Shares of Somerset, New Jersey-based Ventiv Health surged 85 percent in the past year. The company has raised its 2005 earnings forecast by 5 percent to $1.03 to $1.09 a share, after profit rose more than fivefold last year.
Shares of Agilysys soared 70 percent in the past year. The Mayfield Heights, Ohio-based company, which sells software developed by IBM and Hewlett-Packard, said earnings in the three months ended Dec. 31 gained 63 percent to $14.2 million as sales climbed 12 percent.
“They’ve increased their sales significantly despite the relatively weak technology-spending environment,” Roquitte said.
Roquitte in December added San Diego-based Websense, a company that makes software to monitor Internet use. Its shares more than doubled in the past year, and sales surged more than tenfold since the company was founded in 1999.
“More companies are keeping an eye on productivity, and this is one way they can do that,” Roquitte said.
He scaled back his stakes in shares of financial-services companies on concern about rising interest rates. They still represent the largest portion of his fund’s assets, at 25 percent.
The Federal Reserve raised the benchmark overnight lending rate on March 22 by a quarter-point to 2.75 percent, the seventh increase since June. Fed policy-makers said pricing pressures have increased and indicated they will keep raising interest rates to prevent faster inflation.

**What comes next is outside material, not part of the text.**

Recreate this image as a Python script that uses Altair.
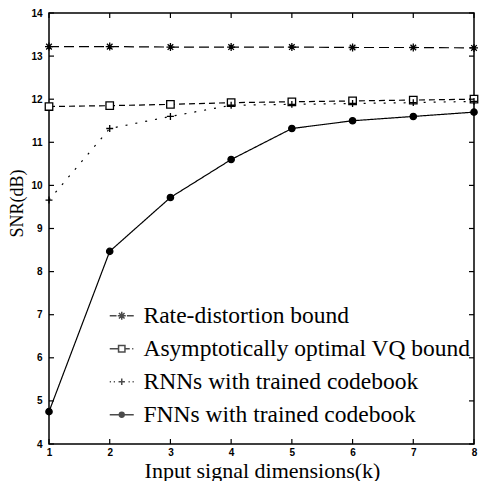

The Harris Insight fund’s largest holding is United Defense Industries, whose shares more than doubled in the past year. BAE Systems, Europe’s largest defense contractor, agreed March 7 to buy Arlington, Virginia-based United Defense for almost $4 billion.
Roquitte expects gains in small-cap stocks to continue to outpace large-cap stocks. The median 2005 earnings-growth estimate of companies in the Russell 2000, a measure of small companies, is 18 percent, compared with 12 percent for the Standard & Poor’s 500 Index, according to Leuthold Group, a stock-research firm in Minneapolis.